Après avoir réuni ses réflexions esthétiques et ses controverses dans son célèbre The Gentle Art of Making Enemies (1890), il fait à partir de 1892 un nouveau séjour à Paris et y connaît le succès. Robert de Montesquiou le lance. Il proclame détester la gravure en couleurs, qui « gâte le dessin », et s’intéresse, comme Toulouse-Lautrec* et les nabis*, à la lithographie en couleurs vives à la manière japonaise. Mallarmé* le reçoit souvent rue de Rome et fait paraître Vers et prose (1893) avec une lithographie de lui. Le vieil Edmond de Goncourt s’étonne : « Les moindres croquetons lithographiques de Whistler se vendent 40 ou 50 francs » (1895). George Du Maurier, qui l’attaque depuis longtemps dans le Punch, est contraint, après un procès, de modifier certains passages de son roman Trilby (1894) comme « insultant Whistler », tandis que Henri de Régnier s’apprête à faire du grand artiste, sous le nom de Cyrille Buttelet, un des héros de son roman la Peur de l’amour. Il quitte Paris après la mort de sa femme, se fixe encore à Londres et y termine sa vie.

J. A.

 E. R. et J. Pennell, The Life of James McNeill Whistler (Londres, 1908, 2 vol. ; trad. fr. Whistler et son œuvre, Hachette, 1913) ; The Whistler Journal (Philadelphie, 1921). / D. Sutton, Nocturne, the Art of James McNeil Whistler (Londres, 1963). / R. Spencer, The Aesthetic Movement (Londres, 1972). / R. McMullen, Victorian Outsider, a Biography of J. A. M. Whistler (Londres, 1973). / S. Weintraub, Whistler (New York, 1974).

White (Patrick)

Écrivain australien (Londres 1912).


L’attribution, en 1973, du prix Nobel de littérature à Patrick White consacrait l’indépendance culturelle de l’Australie. Pendant longtemps, en littérature comme en politique, le sous-continent australien était resté une annexe de la Grande-Bretagne. Pénitencier, puis royaume du mouton et des mines, ce pays gigantesque garda longtemps lui-même le mépris des pionniers virils pour la littérature. De plus, une censure pointilleuse bridait l’expression littéraire. Les créateurs australiens sont peu nombreux, et la plupart d’entre eux ont traditionnellement recherché une consécration en Angleterre. La stature de Patrick White les éclipse, en même temps que paradoxalement il les révèle en faisant découvrir au monde la littérature australienne.

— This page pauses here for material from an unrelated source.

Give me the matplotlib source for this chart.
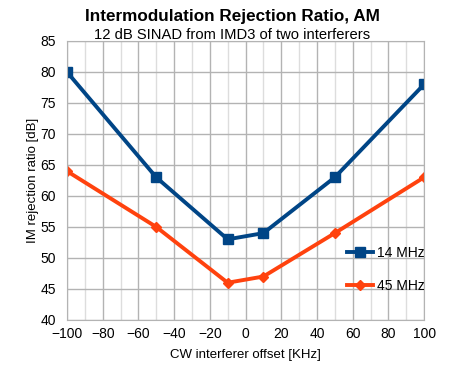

Patrick White est né à Londres au cours d’un voyage de ses parents « au vieux pays ». Sa famille s’était installée en Australie dès le début du xixe s., en Nouvelle-Galles du Sud. Il fait ses études secondaires en Angleterre, puis des études de lettres modernes (français, allemand) à l’université de Cambridge selon une tradition de la bourgeoisie australienne. Il publie des poèmes, des pièces de théâtre à Londres, et son premier roman — Happy Valley (Eden-Ville) — en 1939. Il fait la guerre dans les services de renseignements de la RAF. En 1941, il situe encore The Living and the Dead (les Vivants et les morts) à Londres. Ce n’est qu’après la guerre, en 1948, que White choisit l’Australie et revient à la terre familiale. Fuyant le « stérile cimetière intellectuel » de Londres, il trouve en Australie les paysages immenses que cherche inconsciemment son sens épique. D’œuvre en œuvre, on retrouvera chez White le même paysage, Sarsaparilla, le faubourg de Sydney, qui constitue un peu de son Yoknapatawpha faulknérien, et les mêmes thèmes, les mêmes symboles empruntés à l’affrontement d’une civilisation hâtive jetée sur une préhistoire encore vivante. Comme chez Faulkner*, la connivence d’un tempérament et d’un pays va faire de la chronique romanesque une épopée.